◆ **EXERCISE DIRECTIONS**:
Determine how many lines below hold the string "this". Reply with the number alone.

** BEGIN MATERIALS PROVIDED **

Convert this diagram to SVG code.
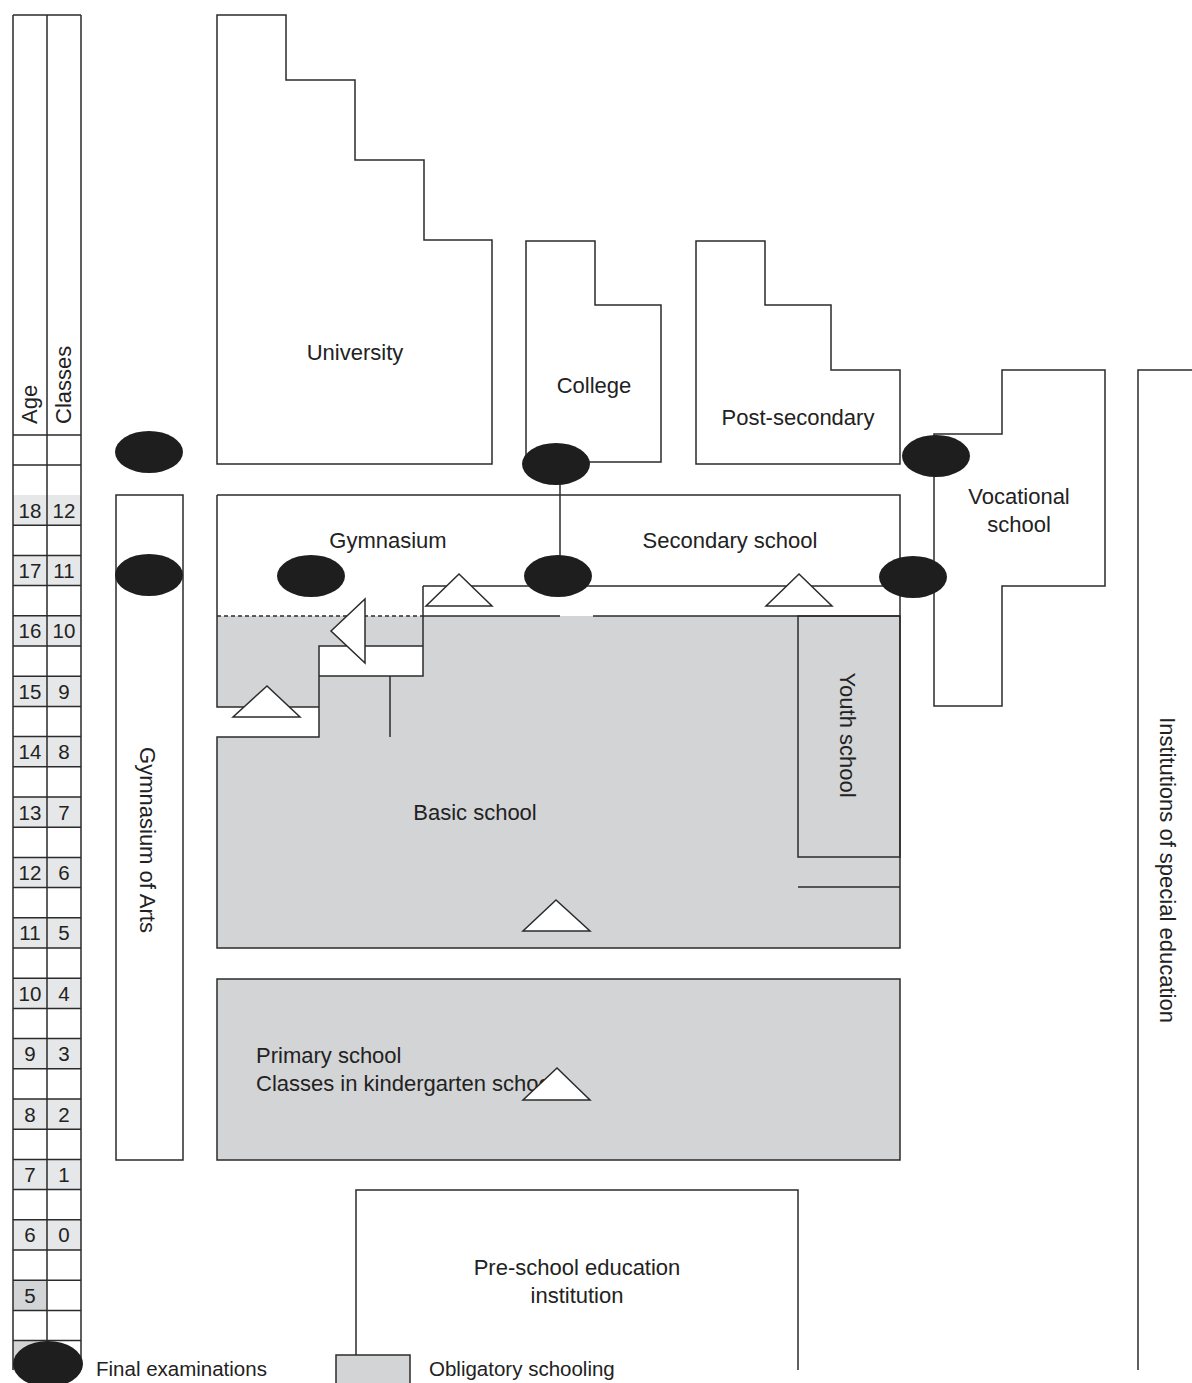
<svg xmlns="http://www.w3.org/2000/svg" width="1192" height="1383" viewBox="0 0 1192 1383">
<style>
.ln{stroke:#2b2b2b;stroke-width:1.5;fill:none}
.bx{stroke:#2b2b2b;stroke-width:1.5;fill:#fff}
.gr{fill:#d3d4d6}
.lt{fill:#e6e7e8}
.ex{fill:#1e1e1e}
.tri{fill:#fff;stroke:#2b2b2b;stroke-width:1.5}
text{font-family:"Liberation Sans",Arial,sans-serif;font-size:22px;fill:#222}
.mid{text-anchor:middle}
.num{font-size:20.5px;text-anchor:middle}
.leg{font-size:20.5px}
</style>
<rect width="1192" height="1383" fill="#fff"/>

<g id="scale">
<g id="shade">
<rect class="lt" x="13" y="495" width="68" height="30"/>
<rect class="lt" x="13" y="555.4" width="68" height="30.2"/>
<rect class="lt" x="13" y="615.8" width="68" height="30.2"/>
<rect class="lt" x="13" y="676.2" width="68" height="30.2"/>
<rect class="lt" x="13" y="736.6" width="68" height="30.2"/>
<rect class="lt" x="13" y="797" width="68" height="30.2"/>
<rect class="lt" x="13" y="857.4" width="68" height="30.2"/>
<rect class="lt" x="13" y="917.8" width="68" height="30.2"/>
<rect class="lt" x="13" y="978.2" width="68" height="30.2"/>
<rect class="lt" x="13" y="1038.6" width="68" height="30.2"/>
<rect class="lt" x="13" y="1099" width="68" height="30.2"/>
<rect class="lt" x="13" y="1159.4" width="68" height="30.2"/>
<rect class="lt" x="13" y="1219.8" width="68" height="30.2"/>
<rect class="gr" x="13" y="1280.2" width="34" height="30.2"/>
<rect class="gr" x="13" y="1340.6" width="34" height="30"/>
</g>
<path class="ln" d="M13,15 H81 M13,15 V1370 M47,15 V1370 M81,15 V1370 M13,435 H81 M13,465 H81
M13,525.2 H81 M13,555.4 H81 M13,585.6 H81 M13,615.8 H81 M13,646 H81 M13,676.2 H81 M13,706.4 H81 M13,736.6 H81 M13,766.8 H81 M13,797 H81 M13,827.2 H81 M13,857.4 H81 M13,887.6 H81 M13,917.8 H81 M13,948 H81 M13,978.2 H81 M13,1008.4 H81 M13,1038.6 H81 M13,1068.8 H81 M13,1099 H81 M13,1129.2 H81 M13,1159.4 H81 M13,1189.6 H81 M13,1219.8 H81 M13,1250 H81 M13,1280.2 H81 M13,1310.4 H81 M13,1340.6 H81"/>
<text transform="translate(37,424) rotate(-90)">Age</text>
<text transform="translate(71,424) rotate(-90)">Classes</text>
<g>
<text class="num" x="30" y="517.5">18</text><text class="num" x="64" y="517.5">12</text>
<text class="num" x="30" y="577.9">17</text><text class="num" x="64" y="577.9">11</text>
<text class="num" x="30" y="638.3">16</text><text class="num" x="64" y="638.3">10</text>
<text class="num" x="30" y="698.7">15</text><text class="num" x="64" y="698.7">9</text>
<text class="num" x="30" y="759.1">14</text><text class="num" x="64" y="759.1">8</text>
<text class="num" x="30" y="819.5">13</text><text class="num" x="64" y="819.5">7</text>
<text class="num" x="30" y="879.9">12</text><text class="num" x="64" y="879.9">6</text>
<text class="num" x="30" y="940.3">11</text><text class="num" x="64" y="940.3">5</text>
<text class="num" x="30" y="1000.7">10</text><text class="num" x="64" y="1000.7">4</text>
<text class="num" x="30" y="1061.1">9</text><text class="num" x="64" y="1061.1">3</text>
<text class="num" x="30" y="1121.5">8</text><text class="num" x="64" y="1121.5">2</text>
<text class="num" x="30" y="1181.9">7</text><text class="num" x="64" y="1181.9">1</text>
<text class="num" x="30" y="1242.3">6</text><text class="num" x="64" y="1242.3">0</text>
<text class="num" x="30" y="1302.7">5</text>
</g>
</g>

<g id="university">
<path class="bx" d="M217,15 H286 V80 H355 V160 H424 V240 H492 V464 H217 Z"/>
<text class="mid" x="355" y="360">University</text>
</g>
<g id="college">
<path class="bx" d="M526,241 H595 V305 H661 V462 H526 Z"/>
<text class="mid" x="594" y="393">College</text>
</g>
<g id="post-secondary">
<path class="bx" d="M696,241 H765 V305 H831 V370 H900 V464 H696 Z"/>
<text class="mid" x="798" y="425">Post-secondary</text>
</g>
<g id="vocational">
<path class="bx" d="M1002,370 H1105 V586 H1002 V706 H934 V434 H1002 Z"/>
<text class="mid" x="1019" y="504">Vocational</text>
<text class="mid" x="1019" y="532">school</text>
</g>
<g id="special">
<path class="ln" d="M1138,1370 V370 H1192"/>
<text class="mid" transform="translate(1168,870) rotate(90)" y="8">Institutions of special education</text>
</g>
<g id="gymnasium-of-arts">
<rect class="bx" x="116" y="495" width="67" height="665"/>
<text class="mid" transform="translate(148,840) rotate(90)" y="8">Gymnasium of Arts</text>
</g>

<g id="secondary-basic">
<rect x="217" y="495" width="683" height="121" fill="#fff"/>
<rect class="gr" x="217" y="616" width="683" height="332"/>
<rect x="217" y="707" width="102" height="30" fill="#fff"/>
<rect x="319" y="646" width="104" height="30" fill="#fff"/>
<rect x="423" y="586" width="477" height="30" fill="#fff"/>
<path class="ln" d="M217,495 H900 V948 H217 V737 H319 V646 H423 V676 H319 M217,495 V707 H319
M423,586 H900 M423,586 V676 M423,616 H560 M593,616 H900 M390,676 V737"/>
<path class="ln" d="M217,616 H423" stroke-dasharray="4,3"/>
<text class="mid" x="388" y="548">Gymnasium</text>
<text class="mid" x="730" y="548">Secondary school</text>
<text class="mid" x="475" y="820">Basic school</text>
</g>
<g id="youth">
<rect class="ln" x="798" y="616" width="102" height="241"/>
<path class="ln" d="M798,887 H900"/>
<text class="mid" transform="translate(848,735) rotate(90)" y="8">Youth school</text>
</g>
<g id="primary">
<rect class="gr" x="217" y="979" width="683" height="181" stroke="#2b2b2b" stroke-width="1.5"/>
<text x="256" y="1063">Primary school</text>
<text x="256" y="1091">Classes in kindergarten schools</text>
</g>
<g id="preschool">
<path class="ln" d="M356,1355 V1190 H798 V1370"/>
<text class="mid" x="577" y="1275">Pre-school education</text>
<text class="mid" x="577" y="1303">institution</text>
</g>

<g id="connectors">
<path class="ln" d="M560,465 V575"/>
<polygon class="tri" points="267,686 233,717 300,717"/>
<polygon class="tri" points="331,631 365,599 365,663"/>
<polygon class="tri" points="459,574 426,606 492,606"/>
<polygon class="tri" points="799,574 766,606 832,606"/>
<polygon class="tri" points="556,900 523,931 590,931"/>
<polygon class="tri" points="557,1068 523,1100 590,1100"/>
</g>

<g id="exams">
<ellipse class="ex" cx="149" cy="452" rx="34" ry="21"/>
<ellipse class="ex" cx="149" cy="575" rx="34" ry="21"/>
<ellipse class="ex" cx="311" cy="576" rx="34" ry="21"/>
<ellipse class="ex" cx="558" cy="576" rx="34" ry="21"/>
<ellipse class="ex" cx="556" cy="464" rx="34" ry="21"/>
<ellipse class="ex" cx="936" cy="456" rx="34" ry="21"/>
<ellipse class="ex" cx="913" cy="577" rx="34" ry="21"/>
</g>

<g id="legend">
<ellipse class="ex" cx="48" cy="1364" rx="35" ry="23"/>
<text class="leg" x="96" y="1376">Final examinations</text>
<rect class="gr" x="336" y="1355" width="74" height="30" stroke="#2b2b2b" stroke-width="1.5"/>
<text class="leg" x="429" y="1376">Obligatory schooling</text>
</g>
</svg>
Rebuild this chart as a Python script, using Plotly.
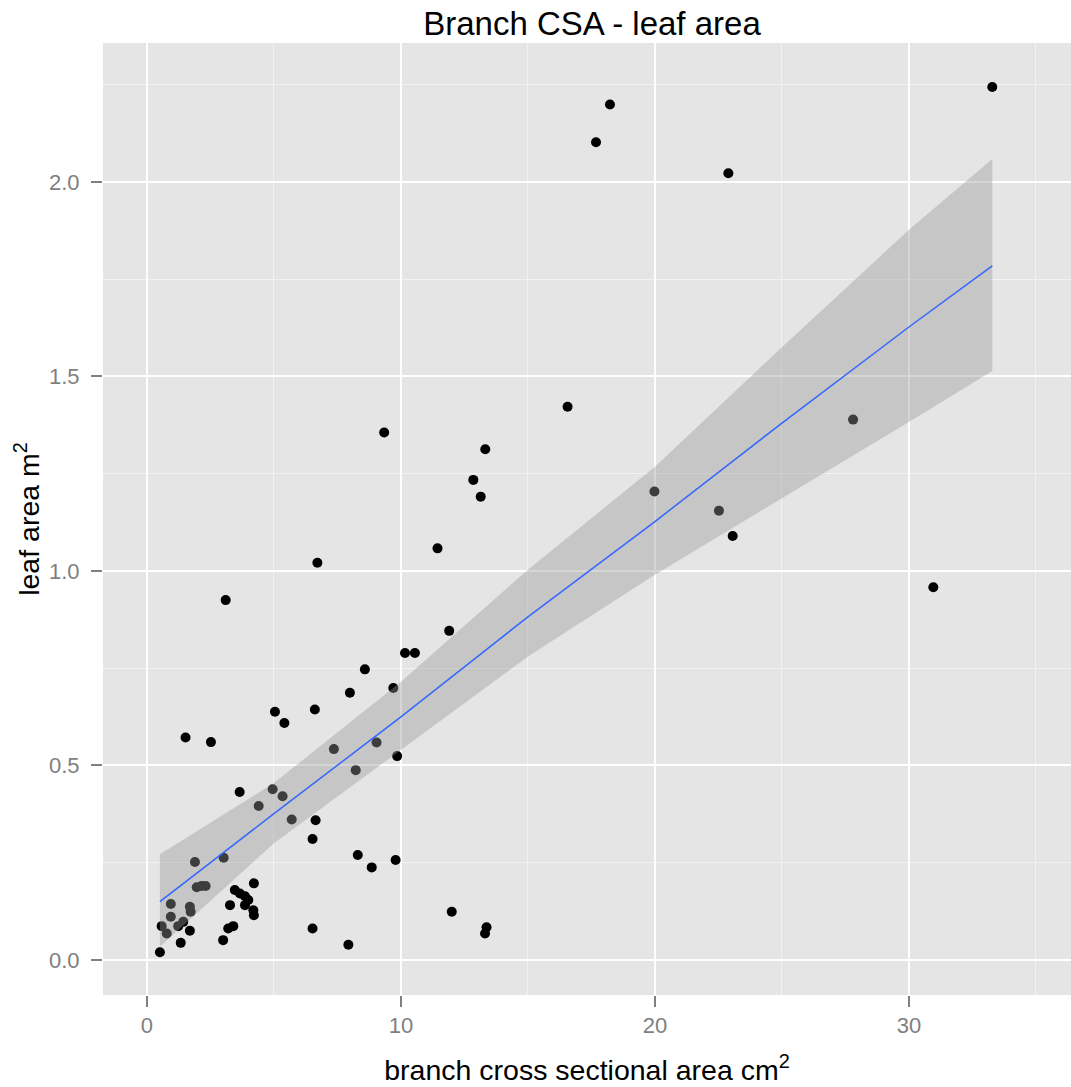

** END MATERIALS PROVIDED **

◆ **OUTPUT OF THE EXERCISE**:
2